By Caitlin Switzer
CEDAREDGE—(July 16, 2013) That brand new community messaging sign on Hwy 62 is not the only thing new around town—Downtown Cedaredge is about to get a Main Street makeover.
It has only taken 12 years of hard work and planning, Cedaredge Town Manager Katie Sickles said.
“It is very exciting,” Sickles said. “The Town has waited more than 12 years to make this dream a reality, and we expect the work to be substantially complete by Oct. 4.”
The cost of the $1.09 million project will be covered in part by a $250,000 energy impact grant as well as a $20,000 anonymous donation, according to the Delta County Independent (July 3, 2012).

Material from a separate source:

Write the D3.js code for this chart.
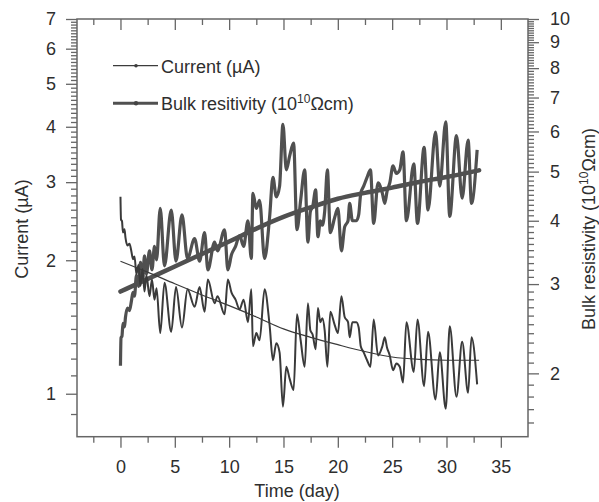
<!DOCTYPE html>
<html>
<head>
<meta charset="utf-8">
<script src="https://cdn.jsdelivr.net/npm/d3@7"></script>
<style>
  html, body { margin: 0; padding: 0; background: #fff; }
  svg { display: block; }
  text { font-family: "Liberation Sans", Arial, Helvetica, sans-serif; }
</style>
</head>
<body>
<div id="chart"></div>
<script>
// ---------- data ----------
const days = [0.00,0.05,0.14,0.23,0.37,0.46,0.64,0.83,1.01,1.15,1.29,1.47,1.66,1.84,2.03,2.21,2.39,2.67,2.90,3.13,3.32,3.66,4.05,4.67,5.11,5.66,6.17,6.82,7.28,7.74,8.04,8.66,8.93,9.58,9.88,10.22,10.59,10.96,11.33,11.73,12.04,12.19,12.50,12.80,13.26,13.72,14.03,14.34,14.64,14.95,15.26,15.57,15.93,16.24,16.58,16.95,17.25,17.47,17.68,17.96,18.17,18.39,18.58,18.79,19.04,19.31,19.71,20.01,20.33,20.63,20.94,21.09,21.34,21.71,21.92,22.11,22.38,22.69,23.00,23.30,23.70,24.10,24.32,24.53,24.78,25.08,25.39,25.70,26.00,26.31,26.99,27.33,27.94,28.30,28.99,29.38,29.93,30.30,30.92,31.44,31.99,32.30,32.82];
const current = [2.78,2.47,2.45,2.31,2.35,2.25,2.16,2.18,2.09,2.01,2.04,1.86,1.95,1.75,1.91,1.70,1.85,1.66,1.81,1.63,1.73,1.37,1.78,1.38,1.74,1.41,1.72,1.57,1.74,1.53,1.81,1.60,1.66,1.51,1.81,1.69,1.63,1.55,1.63,1.45,1.72,1.28,1.37,1.32,1.72,1.43,1.19,1.30,1.24,0.935,1.15,1.08,1.02,1.51,1.32,1.15,1.60,1.39,1.36,1.26,1.56,1.45,1.48,1.39,1.15,1.53,1.43,1.37,1.66,1.49,1.45,1.34,1.45,1.45,1.41,1.28,1.24,1.19,1.15,1.47,1.22,1.28,1.34,1.27,1.22,1.13,1.17,1.15,1.06,1.45,1.12,1.47,1.04,1.38,0.97,1.24,0.925,1.42,0.985,1.31,1.005,1.34,1.05];
const resistivity = [2.07,2.35,2.37,2.51,2.47,2.58,2.69,2.66,2.78,2.89,2.84,3.12,2.97,3.31,3.04,3.41,3.14,3.49,3.20,3.56,3.35,4.23,3.26,4.20,3.33,4.11,3.37,3.69,3.33,3.79,3.20,3.63,3.49,3.84,3.20,3.43,3.56,3.74,3.56,4.00,3.37,4.53,4.23,4.39,3.37,4.06,4.87,4.46,4.68,6.20,5.04,5.37,5.69,3.84,4.39,5.04,3.63,4.17,4.26,4.60,3.72,4.00,3.92,4.17,5.04,3.79,4.06,4.23,3.49,3.89,4.00,4.33,4.00,4.00,4.11,4.53,4.68,4.87,5.04,3.95,4.75,4.53,4.33,4.57,4.75,5.13,4.96,5.04,5.47,4.00,5.18,3.95,5.58,4.20,5.98,4.68,6.27,4.08,5.89,4.43,5.77,4.33,5.52];

const fitDays = [0,2.5,5,7.5,10,12.5,15,17.5,20,22.5,25,27.5,30,33];
const currentFit = [1.99,1.88,1.77,1.67,1.58,1.49,1.40,1.34,1.29,1.245,1.21,1.195,1.19,1.19];
const resistivityFit = [2.90,3.07,3.25,3.44,3.64,3.86,4.07,4.25,4.42,4.54,4.65,4.77,4.88,5.03];

const xMajorTicks = [0,5,10,15,20,25,30,35];
const leftMajorTicks = [1,2,3,4,5,6,7];
const rightMajorTicks = [2,3,4,5,6,7,8,9,10];

const seriesNames = ["Current (\u00B5A)", "Bulk resitivity (10", "10", "\u03A9cm)"];

// ---------- layout ----------
const W = 599, H = 502;
const L = 77, R = 528, T = 19, B = 436.7;
const ink = "#2e2e2e", axisCol = "#666", lineCol = "#505050";
const fs = 18;

const svg = d3.select("#chart").append("svg").attr("width", W).attr("height", H);

const x = d3.scaleLinear().domain([-4, 37.5]).range([L, R]);
const yL = d3.scaleLog().domain([0.8, 7]).range([B, T]);
const yR = d3.scaleLog().domain([1.5, 10]).range([B, T]);

const xMinor = d3.range(-2.5, 35, 5);
const leftMinor = d3.range(9, 70).map(v => v / 10).filter(v => v >= 0.9 && v < 7 && Math.abs(v - Math.round(v)) > 1e-6);
const rightMinor = d3.range(16, 100).map(v => v / 10).filter(v => Math.abs(v - Math.round(v)) > 1e-6);

function styleAxis(g) {
  g.select(".domain").remove();
  g.selectAll("line").attr("stroke", axisCol).attr("stroke-width", 1.3);
  g.selectAll("text").attr("fill", ink).style("font-size", fs + "px")
    .style("font-family", '"Liberation Sans", Arial, sans-serif');
}

// bottom axis
svg.append("g").attr("transform", `translate(0,${B})`)
  .call(d3.axisBottom(x).tickValues(xMinor).tickSize(6).tickFormat(""))
  .call(styleAxis);
svg.append("g").attr("transform", `translate(0,${B})`)
  .call(d3.axisBottom(x).tickValues(xMajorTicks).tickSize(11).tickPadding(12.5).tickFormat(d3.format("d")))
  .call(styleAxis);
// top axis (inward ticks)
svg.append("g").attr("transform", `translate(0,${T})`)
  .call(d3.axisBottom(x).tickValues(xMinor).tickSize(6).tickFormat(""))
  .call(styleAxis);
svg.append("g").attr("transform", `translate(0,${T})`)
  .call(d3.axisBottom(x).tickValues(xMajorTicks).tickSize(11).tickFormat(""))
  .call(styleAxis);
// left axis
svg.append("g").attr("transform", `translate(${L},0)`)
  .call(d3.axisLeft(yL).tickValues(leftMinor).tickSize(6).tickFormat(""))
  .call(styleAxis);
svg.append("g").attr("transform", `translate(${L},0)`)
  .call(d3.axisLeft(yL).tickValues(leftMajorTicks).tickSize(11).tickPadding(10).tickFormat(d3.format("d")))
  .call(styleAxis);
// right axis
svg.append("g").attr("transform", `translate(${R},0)`)
  .call(d3.axisRight(yR).tickValues(rightMinor).tickSize(6).tickFormat(""))
  .call(styleAxis);
svg.append("g").attr("transform", `translate(${R},0)`)
  .call(d3.axisRight(yR).tickValues(rightMajorTicks).tickSize(11).tickPadding(11).tickFormat(d3.format("d")))
  .call(styleAxis);

// frame
svg.append("rect").attr("x", L).attr("y", T).attr("width", R - L).attr("height", B - T)
  .attr("fill", "none").attr("stroke", axisCol).attr("stroke-width", 1.5);

// ---------- series ----------
const curPts = days.map((d, i) => [d, current[i]]);
const resPts = days.map((d, i) => [d, resistivity[i]]);
const curFitPts = fitDays.map((d, i) => [d, currentFit[i]]);
const resFitPts = fitDays.map((d, i) => [d, resistivityFit[i]]);

const lineL = d3.line().curve(d3.curveMonotoneX).x(d => x(d[0])).y(d => yL(d[1]));
const lineR = d3.line().curve(d3.curveMonotoneX).x(d => x(d[0])).y(d => yR(d[1]));
const fitL = d3.line().curve(d3.curveMonotoneX).x(d => x(d[0])).y(d => yL(d[1]));
const fitR = d3.line().curve(d3.curveMonotoneX).x(d => x(d[0])).y(d => yR(d[1]));

svg.append("path").datum(resPts).attr("d", lineR)
  .attr("fill", "none").attr("stroke", lineCol).attr("stroke-width", 3.2).attr("stroke-linejoin", "round");
svg.append("path").datum(resFitPts).attr("d", fitR)
  .attr("fill", "none").attr("stroke", lineCol).attr("stroke-width", 4.5).attr("stroke-linecap", "round");
svg.append("path").datum(curPts).attr("d", lineL)
  .attr("fill", "none").attr("stroke", "#3a3a3a").attr("stroke-width", 2).attr("stroke-linejoin", "round");
svg.append("path").datum(curFitPts).attr("d", fitL)
  .attr("fill", "none").attr("stroke", "#3a3a3a").attr("stroke-width", 1.2);

// ---------- legend ----------
const lg = svg.append("g");
lg.append("line").attr("x1", 113).attr("x2", 158).attr("y1", 65.7).attr("y2", 65.7)
  .attr("stroke", "#3c3c3c").attr("stroke-width", 1.2);
lg.append("circle").attr("cx", 136).attr("cy", 65.7).attr("r", 1.8).attr("fill", "#3c3c3c");
lg.append("text").attr("x", 161).attr("y", 72.5).attr("fill", ink).style("font-size", fs + "px")
  .text(seriesNames[0]);
lg.append("line").attr("x1", 113).attr("x2", 158).attr("y1", 103.3).attr("y2", 103.3)
  .attr("stroke", lineCol).attr("stroke-width", 3);
lg.append("circle").attr("cx", 136).attr("cy", 103.3).attr("r", 2.2).attr("fill", "#444");
const lt2 = lg.append("text").attr("x", 161).attr("y", 110).attr("fill", ink).style("font-size", fs + "px");
lt2.append("tspan").text(seriesNames[1]);
lt2.append("tspan").attr("dy", -7).style("font-size", "12px").text(seriesNames[2]);
lt2.append("tspan").attr("dy", 7).text(seriesNames[3]);

// ---------- axis titles ----------
svg.append("text").attr("x", 297).attr("y", 496.5).attr("text-anchor", "middle")
  .attr("fill", ink).style("font-size", fs + "px").text("Time (day)");
svg.append("text").attr("transform", "translate(28,229) rotate(-90)").attr("text-anchor", "middle")
  .attr("fill", ink).style("font-size", fs + "px").text("Current (\u00B5A)");
const rt = svg.append("text").attr("transform", "translate(595,229) rotate(-90)").attr("text-anchor", "middle")
  .attr("fill", ink).style("font-size", fs + "px");
rt.append("tspan").text("Bulk resistivity (10");
rt.append("tspan").attr("dy", -7).style("font-size", "12px").text("10");
rt.append("tspan").attr("dy", 7).text("\u03A9cm)");
</script>
</body>
</html>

In addition to pedestrian amenities, landscape and streetscape improvements, the DCI notes that project will include reconstruction of Main Street through Downtown, long-needed storm drainage improvements and resurfacing of Main Street to town limits.
Some of those who have worked to make the project happen are no longer with us, Sickles noted.
“Local government moves slowly, and we have lost some of our great champions,” Sickles said. “This project is a monument to hard work, dreams and the vision of improving our business climate and bringing people into the heart of our little town.”
The new variable messaging sign, located near the entrance to the Mercantile on Hwy 62, was the result of planning and fundraising by the Cedaredge Chamber and the Cedaredge Business Support Group, Sickles said, and has already proven to have numerous uses.
“We have no local TV or radio stations, so it is great to be able to post our events on the sign,” Sickles said. “We can use it for everything from mosquito spraying to Amber alerts.”
Thanks to a little TLC, Cedaredge can now show the world what locals have known for many years—that this is a special community where all are welcome.
“Almost 30 percent of our residents are age 65 or older,” Sickles said. “They are people with a great deal of experience and maturity to offer; we also have a very active student population. This is a gathering place for the whole area. We have learned to work together and accomplish things. It is not about one generation, one political point of view, or one form of recreation. Our senior citizens got behind our Skate Park—it was not just the kids who made it happen.
“Not only is our landscape beautiful,” she said, “but we are able to bridge the generation gap.”